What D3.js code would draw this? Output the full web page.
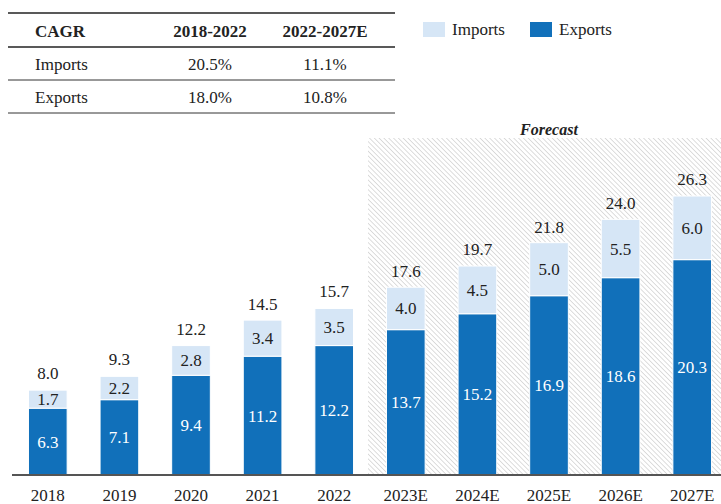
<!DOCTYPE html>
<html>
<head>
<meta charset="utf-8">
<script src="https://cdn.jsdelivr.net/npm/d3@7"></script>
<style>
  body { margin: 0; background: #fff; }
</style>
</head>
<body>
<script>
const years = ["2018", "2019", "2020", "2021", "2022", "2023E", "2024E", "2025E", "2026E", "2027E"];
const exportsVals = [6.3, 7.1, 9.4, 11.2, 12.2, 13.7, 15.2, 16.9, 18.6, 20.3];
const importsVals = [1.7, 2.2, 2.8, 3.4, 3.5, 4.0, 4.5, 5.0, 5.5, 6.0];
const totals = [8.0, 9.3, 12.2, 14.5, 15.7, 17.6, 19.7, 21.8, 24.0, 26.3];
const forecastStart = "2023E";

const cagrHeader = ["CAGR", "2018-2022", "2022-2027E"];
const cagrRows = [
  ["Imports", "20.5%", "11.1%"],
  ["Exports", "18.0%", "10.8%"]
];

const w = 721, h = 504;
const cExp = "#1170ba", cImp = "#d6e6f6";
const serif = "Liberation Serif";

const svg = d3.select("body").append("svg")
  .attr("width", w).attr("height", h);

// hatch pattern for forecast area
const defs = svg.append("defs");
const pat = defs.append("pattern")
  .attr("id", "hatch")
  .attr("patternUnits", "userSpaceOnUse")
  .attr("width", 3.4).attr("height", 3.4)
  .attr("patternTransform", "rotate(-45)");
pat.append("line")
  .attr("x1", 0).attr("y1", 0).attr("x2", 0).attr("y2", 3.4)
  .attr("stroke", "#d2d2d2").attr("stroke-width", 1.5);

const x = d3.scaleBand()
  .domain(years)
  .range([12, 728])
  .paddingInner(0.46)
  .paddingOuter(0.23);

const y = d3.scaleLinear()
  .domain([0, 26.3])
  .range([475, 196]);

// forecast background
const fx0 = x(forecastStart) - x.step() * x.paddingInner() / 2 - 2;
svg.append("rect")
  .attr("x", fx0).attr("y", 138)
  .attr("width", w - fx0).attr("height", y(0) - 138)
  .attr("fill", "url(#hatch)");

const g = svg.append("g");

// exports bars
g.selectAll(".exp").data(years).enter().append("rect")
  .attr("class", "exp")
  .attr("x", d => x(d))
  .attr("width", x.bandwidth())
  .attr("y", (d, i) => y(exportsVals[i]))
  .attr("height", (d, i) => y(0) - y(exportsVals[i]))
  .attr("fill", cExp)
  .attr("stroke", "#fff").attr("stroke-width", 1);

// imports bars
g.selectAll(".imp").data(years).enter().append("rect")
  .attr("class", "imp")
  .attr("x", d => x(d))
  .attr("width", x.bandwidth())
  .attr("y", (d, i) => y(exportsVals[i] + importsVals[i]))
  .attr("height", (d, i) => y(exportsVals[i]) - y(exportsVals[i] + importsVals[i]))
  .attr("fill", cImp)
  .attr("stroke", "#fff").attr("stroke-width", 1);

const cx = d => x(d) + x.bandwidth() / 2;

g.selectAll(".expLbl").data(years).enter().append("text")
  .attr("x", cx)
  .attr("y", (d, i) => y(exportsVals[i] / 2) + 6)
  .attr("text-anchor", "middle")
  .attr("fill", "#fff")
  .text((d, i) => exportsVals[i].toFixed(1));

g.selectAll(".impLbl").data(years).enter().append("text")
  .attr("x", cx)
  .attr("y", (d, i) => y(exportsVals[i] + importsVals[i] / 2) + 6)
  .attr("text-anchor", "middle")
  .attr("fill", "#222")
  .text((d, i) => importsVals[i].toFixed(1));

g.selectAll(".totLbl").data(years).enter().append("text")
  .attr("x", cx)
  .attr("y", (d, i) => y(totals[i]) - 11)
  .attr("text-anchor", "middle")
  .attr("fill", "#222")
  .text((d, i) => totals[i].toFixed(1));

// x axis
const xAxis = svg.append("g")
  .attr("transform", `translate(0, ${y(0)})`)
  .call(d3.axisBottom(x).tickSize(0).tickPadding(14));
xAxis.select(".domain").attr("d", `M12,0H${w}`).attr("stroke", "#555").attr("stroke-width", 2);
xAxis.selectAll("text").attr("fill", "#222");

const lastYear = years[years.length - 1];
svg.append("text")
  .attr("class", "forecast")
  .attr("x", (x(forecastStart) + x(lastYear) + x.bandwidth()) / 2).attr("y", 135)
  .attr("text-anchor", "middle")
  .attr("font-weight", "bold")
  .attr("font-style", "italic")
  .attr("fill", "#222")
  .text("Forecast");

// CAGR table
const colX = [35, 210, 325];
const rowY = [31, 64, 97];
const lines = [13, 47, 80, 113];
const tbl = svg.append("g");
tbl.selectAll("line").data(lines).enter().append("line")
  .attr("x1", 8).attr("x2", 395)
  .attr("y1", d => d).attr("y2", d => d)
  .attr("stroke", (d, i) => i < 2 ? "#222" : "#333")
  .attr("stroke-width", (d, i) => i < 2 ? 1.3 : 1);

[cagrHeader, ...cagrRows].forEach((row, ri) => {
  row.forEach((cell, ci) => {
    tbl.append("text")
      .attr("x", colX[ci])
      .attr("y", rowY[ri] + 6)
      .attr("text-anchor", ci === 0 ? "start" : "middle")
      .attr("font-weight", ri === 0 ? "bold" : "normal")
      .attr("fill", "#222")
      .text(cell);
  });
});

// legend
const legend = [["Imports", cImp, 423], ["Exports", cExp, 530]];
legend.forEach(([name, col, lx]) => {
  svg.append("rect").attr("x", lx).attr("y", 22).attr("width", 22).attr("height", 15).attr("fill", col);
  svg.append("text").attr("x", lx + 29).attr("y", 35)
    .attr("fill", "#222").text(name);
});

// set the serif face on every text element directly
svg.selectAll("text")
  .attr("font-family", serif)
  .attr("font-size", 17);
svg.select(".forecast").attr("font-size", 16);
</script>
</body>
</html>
********************
WHAT IS REQUIRED – Write out the full listing verbatim, excluding its pictures.

TASK OUTPUT –
What D3.js code would draw this? Output the full web page.
<!DOCTYPE html>
<html>
<head>
<meta charset="utf-8">
<script src="https://cdn.jsdelivr.net/npm/d3@7"></script>
<style>
  body { margin: 0; background: #fff; }
</style>
</head>
<body>
<script>
const years = ["2018", "2019", "2020", "2021", "2022", "2023E", "2024E", "2025E", "2026E", "2027E"];
const exportsVals = [6.3, 7.1, 9.4, 11.2, 12.2, 13.7, 15.2, 16.9, 18.6, 20.3];
const importsVals = [1.7, 2.2, 2.8, 3.4, 3.5, 4.0, 4.5, 5.0, 5.5, 6.0];
const totals = [8.0, 9.3, 12.2, 14.5, 15.7, 17.6, 19.7, 21.8, 24.0, 26.3];
const forecastStart = "2023E";

const cagrHeader = ["CAGR", "2018-2022", "2022-2027E"];
const cagrRows = [
  ["Imports", "20.5%", "11.1%"],
  ["Exports", "18.0%", "10.8%"]
];

const w = 721, h = 504;
const cExp = "#1170ba", cImp = "#d6e6f6";
const serif = "Liberation Serif";

const svg = d3.select("body").append("svg")
  .attr("width", w).attr("height", h);

// hatch pattern for forecast area
const defs = svg.append("defs");
const pat = defs.append("pattern")
  .attr("id", "hatch")
  .attr("patternUnits", "userSpaceOnUse")
  .attr("width", 3.4).attr("height", 3.4)
  .attr("patternTransform", "rotate(-45)");
pat.append("line")
  .attr("x1", 0).attr("y1", 0).attr("x2", 0).attr("y2", 3.4)
  .attr("stroke", "#d2d2d2").attr("stroke-width", 1.5);

const x = d3.scaleBand()
  .domain(years)
  .range([12, 728])
  .paddingInner(0.46)
  .paddingOuter(0.23);

const y = d3.scaleLinear()
  .domain([0, 26.3])
  .range([475, 196]);

// forecast background
const fx0 = x(forecastStart) - x.step() * x.paddingInner() / 2 - 2;
svg.append("rect")
  .attr("x", fx0).attr("y", 138)
  .attr("width", w - fx0).attr("height", y(0) - 138)
  .attr("fill", "url(#hatch)");

const g = svg.append("g");

// exports bars
g.selectAll(".exp").data(years).enter().append("rect")
  .attr("class", "exp")
  .attr("x", d => x(d))
  .attr("width", x.bandwidth())
  .attr("y", (d, i) => y(exportsVals[i]))
  .attr("height", (d, i) => y(0) - y(exportsVals[i]))
  .attr("fill", cExp)
  .attr("stroke", "#fff").attr("stroke-width", 1);

// imports bars
g.selectAll(".imp").data(years).enter().append("rect")
  .attr("class", "imp")
  .attr("x", d => x(d))
  .attr("width", x.bandwidth())
  .attr("y", (d, i) => y(exportsVals[i] + importsVals[i]))
  .attr("height", (d, i) => y(exportsVals[i]) - y(exportsVals[i] + importsVals[i]))
  .attr("fill", cImp)
  .attr("stroke", "#fff").attr("stroke-width", 1);

const cx = d => x(d) + x.bandwidth() / 2;

g.selectAll(".expLbl").data(years).enter().append("text")
  .attr("x", cx)
  .attr("y", (d, i) => y(exportsVals[i] / 2) + 6)
  .attr("text-anchor", "middle")
  .attr("fill", "#fff")
  .text((d, i) => exportsVals[i].toFixed(1));

g.selectAll(".impLbl").data(years).enter().append("text")
  .attr("x", cx)
  .attr("y", (d, i) => y(exportsVals[i] + importsVals[i] / 2) + 6)
  .attr("text-anchor", "middle")
  .attr("fill", "#222")
  .text((d, i) => importsVals[i].toFixed(1));

g.selectAll(".totLbl").data(years).enter().append("text")
  .attr("x", cx)
  .attr("y", (d, i) => y(totals[i]) - 11)
  .attr("text-anchor", "middle")
  .attr("fill", "#222")
  .text((d, i) => totals[i].toFixed(1));

// x axis
const xAxis = svg.append("g")
  .attr("transform", `translate(0, ${y(0)})`)
  .call(d3.axisBottom(x).tickSize(0).tickPadding(14));
xAxis.select(".domain").attr("d", `M12,0H${w}`).attr("stroke", "#555").attr("stroke-width", 2);
xAxis.selectAll("text").attr("fill", "#222");

const lastYear = years[years.length - 1];
svg.append("text")
  .attr("class", "forecast")
  .attr("x", (x(forecastStart) + x(lastYear) + x.bandwidth()) / 2).attr("y", 135)
  .attr("text-anchor", "middle")
  .attr("font-weight", "bold")
  .attr("font-style", "italic")
  .attr("fill", "#222")
  .text("Forecast");

// CAGR table
const colX = [35, 210, 325];
const rowY = [31, 64, 97];
const lines = [13, 47, 80, 113];
const tbl = svg.append("g");
tbl.selectAll("line").data(lines).enter().append("line")
  .attr("x1", 8).attr("x2", 395)
  .attr("y1", d => d).attr("y2", d => d)
  .attr("stroke", (d, i) => i < 2 ? "#222" : "#333")
  .attr("stroke-width", (d, i) => i < 2 ? 1.3 : 1);

[cagrHeader, ...cagrRows].forEach((row, ri) => {
  row.forEach((cell, ci) => {
    tbl.append("text")
      .attr("x", colX[ci])
      .attr("y", rowY[ri] + 6)
      .attr("text-anchor", ci === 0 ? "start" : "middle")
      .attr("font-weight", ri === 0 ? "bold" : "normal")
      .attr("fill", "#222")
      .text(cell);
  });
});

// legend
const legend = [["Imports", cImp, 423], ["Exports", cExp, 530]];
legend.forEach(([name, col, lx]) => {
  svg.append("rect").attr("x", lx).attr("y", 22).attr("width", 22).attr("height", 15).attr("fill", col);
  svg.append("text").attr("x", lx + 29).attr("y", 35)
    .attr("fill", "#222").text(name);
});

// set the serif face on every text element directly
svg.selectAll("text")
  .attr("font-family", serif)
  .attr("font-size", 17);
svg.select(".forecast").attr("font-size", 16);
</script>
</body>
</html>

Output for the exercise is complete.